What I don't understand is: why isn't the query returning results immediately, and completing without running out of memory?

Here is an explanation of exactly what I'm attempting:

I have a table, say:

CREATE TABLE big
(
  id integer,
  rand double precision
)

A large number of rows is inserted (50 million):

insert into big 
  select generate_series(1, 50000000) AS id, random();

The query plan to select every row looks like (not surprisingly):

$ psql -d big -c "explain select * from big;"

                       QUERY PLAN                           
----------------------------------------------------------------
 Seq Scan on big  (cost=0.00..924326.24 rows=50000124 width=12)
(1 row)

I then attempt to dump the contents to file:

$ psql -d big -c "select * from big;" > big.dump

As I said above, this command is failing before any data is written, seemingly by taking up an ever increasing amount of memory before being killed by the OS (by "OOM killer").

Note: I understand I could use pg_dump to accomplish something similar, but in reality, my query is more complex than this – specifically, I would like to encode each row as JSON when dumping.

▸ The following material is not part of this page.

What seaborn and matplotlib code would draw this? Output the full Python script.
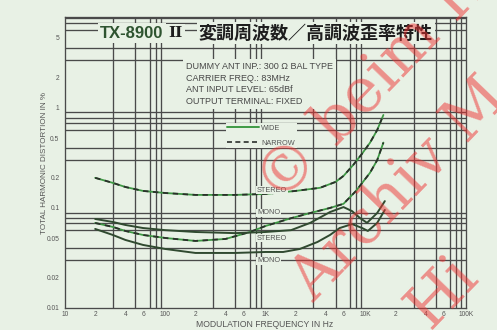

Some configuration details:

  • postgresql version = 9.3.4
  • work_mem = 1MB
  • shared_buffers = 128MB
  • effective_cache_size = 128MB

Best Answer

By default, the results are entirely buffered in memory for two reasons:

1) Unless using the -A option, output rows are aligned so the output cannot start until psql knows the maximum length of each column, which implies visiting every row (which also takes a significant time in addition to lots of memory).

2) Unless specifying a FETCH_COUNT, psql uses the synchronous PQexec function directly on the query, which buffers the entire resultset. But when setting a FETCH_COUNT, it will use a cursor-based method with successive fetch calls and freeing or reusing the client-side buffer every FETCH_COUNT rows.

So a big resultset should be fetched by a command like:

psql -A -t --variable="FETCH_COUNT=10000" \
     -c "select columns from bigtable" \
     > output-file

With FETCH_COUNT reduced if the rows are very large and it still eats too much memory.

The -t stands for --tuples-only, which suppresses the output of headers and footers.